Flexible Healthcare Spaces do not need to be entirely built out of modular components, indeed mixed-modality healthcare solutions are an efficient alternative to increasing hospital capacity in a short time frame. Mixed-modality solutions consist of both mobile and modular Healthcare Spaces, such as the surgical facility installed at Derriford Hospital, Plymouth, UK. Here, Q-bital designed and installed a solution that consisted of two mobile laminar flow operating rooms and a modular support hub that contained wards and staff welfare areas. The facility was designed in collaboration with experienced clinical teams from Q-bital, and is successful in undertaking a range of ophthalmological procedures including cataracts, dacryocystorhinostomy, ectropion and blepharoplasty. Around 8-10 vitrectomies are completed per week and 14 cataract procedures are completed daily. The mobile operating rooms allowed this facility to be installed in an even shorter time frame and, over time, they can be removed and replaced with an alternative mobile solution that best meets the needs of the hospital at the time. Through incorporating both mobile and modular elements in this design, the surgical complex was able to remain separate from the main acute site, maximising infection control whilst also tackling mounting surgical backlogs faced by the Trust.

The Clinical Director at the hospital stated, “We were experiencing an issue with room capacity across the whole hospital, which meant that the number of sessions we were able to deliver within our previous location each week dropped from 20 to 14. This new facility has been a very good step forward in terms of meeting the expectations of our patients, as we dedicate one room to high-volume cataract and the other to sub-specialty treatments”.

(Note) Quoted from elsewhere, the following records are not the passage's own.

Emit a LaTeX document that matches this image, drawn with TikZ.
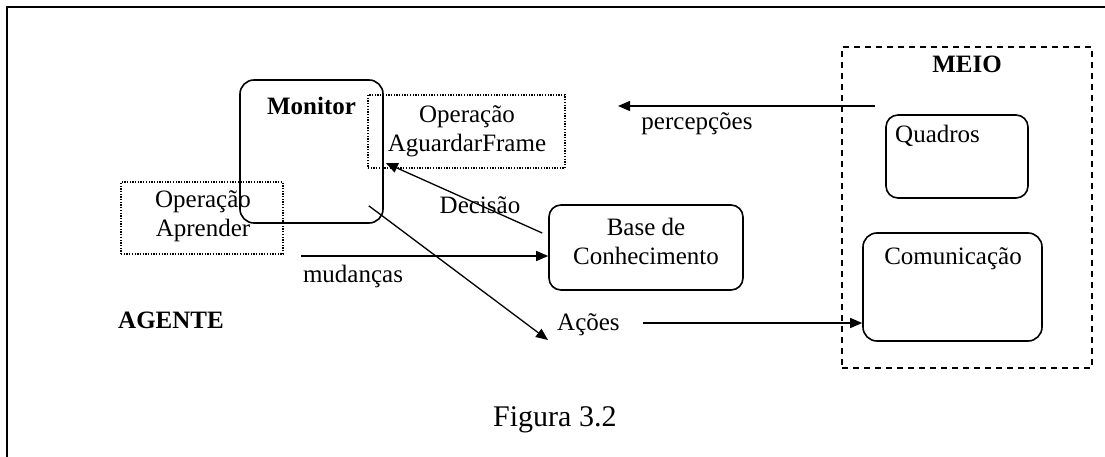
\documentclass[tikz,border=0pt]{standalone}
\usepackage{fontspec}
\setmainfont{Liberation Serif}
\usetikzlibrary{arrows.meta,calc}
\tikzset{
  txt/.style={inner sep=0pt,font=\fontsize{25}{29}\selectfont},
  btxt/.style={inner sep=0pt,font=\fontsize{25}{29}\selectfont\bfseries},
  rbox/.style={draw,line width=1.6pt,rounded corners=14pt,inner sep=0pt},
  dbox/.style={draw,line width=1.3pt,dash pattern=on 1.3pt off 1.4pt,inner sep=0pt,align=center,font=\fontsize{25}{29}\selectfont},
  meiobox/.style={draw,line width=1.5pt,dash pattern=on 6pt off 5pt,inner sep=0pt},
  arr/.style={line width=1.3pt,-{Triangle[length=12pt,width=10pt]}},
  frameline/.style={line width=1.6pt}
}
\begin{document}
\begin{tikzpicture}[x=1pt,y=-1pt]
\useasboundingbox (0,0) rectangle (1105,457);
% outer frame (top and left only)
\draw[frameline] (7,457) -- (7,7) -- (1105,7);

% boxes
\node[rbox,minimum width=143pt,minimum height=143pt] (monitor) at (311.5,151.5) {};
\node[dbox,minimum width=197pt,minimum height=73pt] (aguardar) at (466.5,131.5) {};
\node[dbox,minimum width=162pt,minimum height=72pt] (aprender) at (202,218) {};
\node[rbox,rounded corners=12pt,minimum width=194pt,minimum height=85pt] (base) at (646,247.5) {};
\node[meiobox,minimum width=250pt,minimum height=321pt] (meio) at (967,207.5) {};
\node[rbox,rounded corners=12pt,minimum width=142pt,minimum height=83pt] (quadros) at (957,156.5) {};
\node[rbox,minimum width=179pt,minimum height=108pt] (comm) at (952.5,287) {};

% texts
\node[btxt,anchor=base] (monitorlbl) at (311.5,115) {Monitor};
\node[txt,align=center] (aguardarlbl) at (467,131.6) {Operação\\AguardarFrame};
\node[txt,align=center] (aprenderlbl) at (203,216.6) {Operação\\Aprender};
\node[txt,align=center] (baselbl) at (646,241) {Base de\\Conhecimento};
\node[btxt,anchor=base] (meiolbl) at (967,73) {MEIO};
\node[txt,anchor=base west] (quadroslbl) at (895,143) {Quadros};
\node[txt,anchor=base] (commlbl) at (953,264) {Comunicação};
\node[txt,anchor=base] (perclbl) at (697,130) {percepções};
\node[txt,anchor=base] (mudlbl) at (353,282) {mudanças};
\node[txt,anchor=base] (declbl) at (480,214) {Decisão};
\node[txt,anchor=base west] (acoes) at (557,330) {Ações};
\node[btxt,anchor=base west] (agente) at (118,328) {AGENTE};
\node[inner sep=0pt,font=\fontsize{30}{36}\selectfont,anchor=base west] (fig) at (493,426) {Figura 3.2};

% connector end points
\coordinate (decstart) at ($(base.west)+(-6,-14.5)$);
\coordinate (decend) at ($(monitor.east)+(2,11.5)$);
\coordinate (acstart) at ($(monitor.south east)+(-15,-18)$);
\coordinate (acend) at ($(acoes.base west)+(-9,10)$);
\coordinate (mudstart) at (301,256);
\coordinate (comstart) at (643,323);
\coordinate (percstart) at (875,106);
\coordinate (percend) at (618,106);

% connectors
\draw[arr] (decstart) -- (decend);
\draw[arr] (acstart) -- (acend);
\draw[arr] (mudstart) -- (mudstart -| base.west);
\draw[arr] (comstart) -- (comstart -| comm.west);
\draw[arr] (percstart) -- (percend);
\end{tikzpicture}
\end{document}
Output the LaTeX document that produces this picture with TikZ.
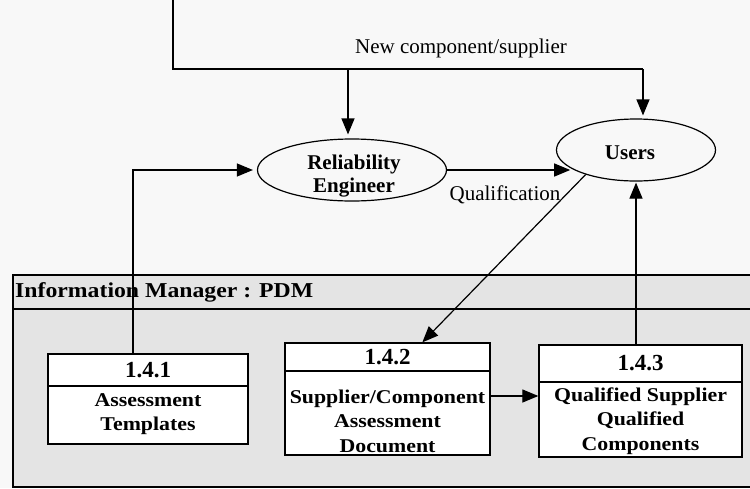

Augmenting the hospital estate can be efficiently achieved through the use of modular infrastructure, whether that be through the installation of mobile operating rooms with corresponding modular support areas, or through bespoke modular surgical facilities. MMC are a cost-efficient and sustainable way to improve hospital throughput and staff welfare. What’s more, with a life span of up to 50 years, modular construction projects can be repurposed up to 20 times, enhancing the sustainability efforts of the hospital.

Henk Driebergen, Country Manager for the BeNeLux and France region at Q-bital said, “The benefits of using modular construction in the hospital estate are endless, allowing healthcare providers to maximise on cost savings and minimise the overall carbon footprint. When choosing to rent a modular Healthcare Space, all turnkey services can be provided and costs are shifted from CAPEX, creating financial security for the duration of a project, no small print and no surprises afterwards.”